Information provided
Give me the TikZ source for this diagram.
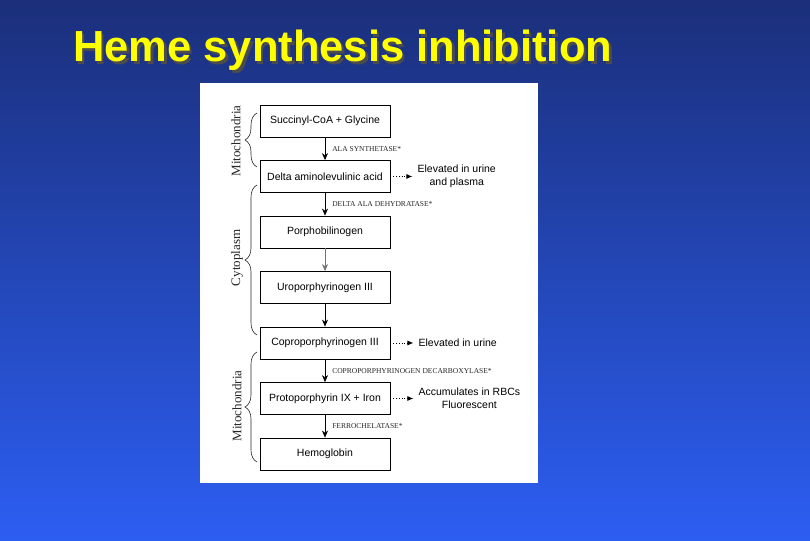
\documentclass[tikz,border=0pt]{standalone}
\usepackage{fontspec}
\setmainfont{Liberation Serif}
\setsansfont{Liberation Sans}
\usepackage{tikz}
\usetikzlibrary{arrows.meta, positioning, decorations.pathreplacing}
\definecolor{slidetop}{RGB}{27,47,122}
\definecolor{slidebottom}{RGB}{44,94,242}
\definecolor{titleyellow}{RGB}{255,255,0}

\begin{document}
\begin{tikzpicture}[x=1pt, y=1pt, node distance=55.5pt]
        \tikzstyle{box} = [rectangle, draw=black, line width=0.8pt, fill=white, minimum width=130pt, minimum height=32pt, text centered, font=\sffamily\fontsize{10.5}{12}\selectfont]
        \tikzstyle{note} = [align=center, inner sep=2pt, font=\sffamily\fontsize{10.5}{13}\selectfont]
        \tikzstyle{enzyme} = [right, xshift=5pt, inner sep=2pt, text=black!85, font=\fontsize{7.5}{9}\selectfont]
        \tikzstyle{region} = [rotate=90, text=black!85, font=\fontsize{13}{15}\selectfont]
        \tikzstyle{title} = [inner sep=0pt, anchor=base west, font=\sffamily\bfseries\fontsize{43.5}{50}\selectfont]
        \tikzstyle{arrow} = [semithick, -{Stealth[length=7pt, width=6pt]}]
        \tikzstyle{dotarrow} = [dotted, thick, -{Latex[length=6pt, width=5pt]}, shorten >=3pt]
        \tikzstyle{brace} = [decorate, decoration={brace, amplitude=12pt}, line width=0.6pt, black!85]

        % slide background and white panel
        \fill[top color=slidetop, bottom color=slidebottom] (0,0) rectangle (810,540);
        \useasboundingbox (0,0) rectangle (810,540);
        \fill[white] (200,57) rectangle (538,457);

        \node (titleshadow) [title, text=black!70] at (75.5,475.5) {Heme synthesis inhibition};
        \node (title) [title, text=titleyellow] at (73,478) {Heme synthesis inhibition};

        % pathway
        \node (succ) [box] at (325,419) {Succinyl-CoA + Glycine};
        \node (ala) [box, below of=succ] {Delta aminolevulinic acid};
        \node (pbg) [box, below of=ala] {Porphobilinogen};
        \node (uro) [box, below of=pbg] {Uroporphyrinogen III};
        \node (copro) [box, below of=uro] {Coproporphyrinogen III};
        \node (proto) [box, below of=copro] {Protoporphyrin IX + Iron};
        \node (hgb) [box, below of=proto] {Hemoglobin};

        \node (urine1) [note, right=25pt of ala] {Elevated in urine\\and plasma};
        \node (urine2) [note, right=26pt of copro] {Elevated in urine};
        \node (rbc) [note, right=26pt of proto] {Accumulates in RBCs\\Fluorescent};

        \draw [arrow] (succ) -- node[enzyme] {ALA SYNTHETASE*} (ala);
        \draw [arrow] (ala) -- node[enzyme] {DELTA ALA DEHYDRATASE*} (pbg);
        \draw [arrow, black!55] (pbg) -- (uro);
        \draw [arrow] (uro) -- (copro);
        \draw [arrow] (copro) -- node[enzyme] {COPROPORPHYRINOGEN DECARBOXYLASE*} (proto);
        \draw [arrow] (proto) -- node[enzyme] {FERROCHELATASE*} (hgb);

        \draw [dotarrow] (ala) -- (urine1);
        \draw [dotarrow] (copro) -- (urine2);
        \draw [dotarrow] (proto) -- (rbc);

        % compartments
        \draw [brace] (257,373) -- (257,427);
        \draw [brace] (257,205) -- (257,355);
        \draw [brace] (257,78) -- (257,188);
        \node (mito1) [region] at (236,399) {Mitochondria};
        \node (cyto) [region] at (237,282) {Cytoplasm};
        \node (mito2) [region] at (237,134) {Mitochondria};
\end{tikzpicture}
\end{document}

Directions
Reproduce each line exactly as it appears, omitting the pictures.

The response
Give me the TikZ source for this diagram.
\documentclass[tikz,border=0pt]{standalone}
\usepackage{fontspec}
\setmainfont{Liberation Serif}
\setsansfont{Liberation Sans}
\usepackage{tikz}
\usetikzlibrary{arrows.meta, positioning, decorations.pathreplacing}
\definecolor{slidetop}{RGB}{27,47,122}
\definecolor{slidebottom}{RGB}{44,94,242}
\definecolor{titleyellow}{RGB}{255,255,0}

\begin{document}
\begin{tikzpicture}[x=1pt, y=1pt, node distance=55.5pt]
        \tikzstyle{box} = [rectangle, draw=black, line width=0.8pt, fill=white, minimum width=130pt, minimum height=32pt, text centered, font=\sffamily\fontsize{10.5}{12}\selectfont]
        \tikzstyle{note} = [align=center, inner sep=2pt, font=\sffamily\fontsize{10.5}{13}\selectfont]
        \tikzstyle{enzyme} = [right, xshift=5pt, inner sep=2pt, text=black!85, font=\fontsize{7.5}{9}\selectfont]
        \tikzstyle{region} = [rotate=90, text=black!85, font=\fontsize{13}{15}\selectfont]
        \tikzstyle{title} = [inner sep=0pt, anchor=base west, font=\sffamily\bfseries\fontsize{43.5}{50}\selectfont]
        \tikzstyle{arrow} = [semithick, -{Stealth[length=7pt, width=6pt]}]
        \tikzstyle{dotarrow} = [dotted, thick, -{Latex[length=6pt, width=5pt]}, shorten >=3pt]
        \tikzstyle{brace} = [decorate, decoration={brace, amplitude=12pt}, line width=0.6pt, black!85]

        % slide background and white panel
        \fill[top color=slidetop, bottom color=slidebottom] (0,0) rectangle (810,540);
        \useasboundingbox (0,0) rectangle (810,540);
        \fill[white] (200,57) rectangle (538,457);

        \node (titleshadow) [title, text=black!70] at (75.5,475.5) {Heme synthesis inhibition};
        \node (title) [title, text=titleyellow] at (73,478) {Heme synthesis inhibition};

        % pathway
        \node (succ) [box] at (325,419) {Succinyl-CoA + Glycine};
        \node (ala) [box, below of=succ] {Delta aminolevulinic acid};
        \node (pbg) [box, below of=ala] {Porphobilinogen};
        \node (uro) [box, below of=pbg] {Uroporphyrinogen III};
        \node (copro) [box, below of=uro] {Coproporphyrinogen III};
        \node (proto) [box, below of=copro] {Protoporphyrin IX + Iron};
        \node (hgb) [box, below of=proto] {Hemoglobin};

        \node (urine1) [note, right=25pt of ala] {Elevated in urine\\and plasma};
        \node (urine2) [note, right=26pt of copro] {Elevated in urine};
        \node (rbc) [note, right=26pt of proto] {Accumulates in RBCs\\Fluorescent};

        \draw [arrow] (succ) -- node[enzyme] {ALA SYNTHETASE*} (ala);
        \draw [arrow] (ala) -- node[enzyme] {DELTA ALA DEHYDRATASE*} (pbg);
        \draw [arrow, black!55] (pbg) -- (uro);
        \draw [arrow] (uro) -- (copro);
        \draw [arrow] (copro) -- node[enzyme] {COPROPORPHYRINOGEN DECARBOXYLASE*} (proto);
        \draw [arrow] (proto) -- node[enzyme] {FERROCHELATASE*} (hgb);

        \draw [dotarrow] (ala) -- (urine1);
        \draw [dotarrow] (copro) -- (urine2);
        \draw [dotarrow] (proto) -- (rbc);

        % compartments
        \draw [brace] (257,373) -- (257,427);
        \draw [brace] (257,205) -- (257,355);
        \draw [brace] (257,78) -- (257,188);
        \node (mito1) [region] at (236,399) {Mitochondria};
        \node (cyto) [region] at (237,282) {Cytoplasm};
        \node (mito2) [region] at (237,134) {Mitochondria};
\end{tikzpicture}
\end{document}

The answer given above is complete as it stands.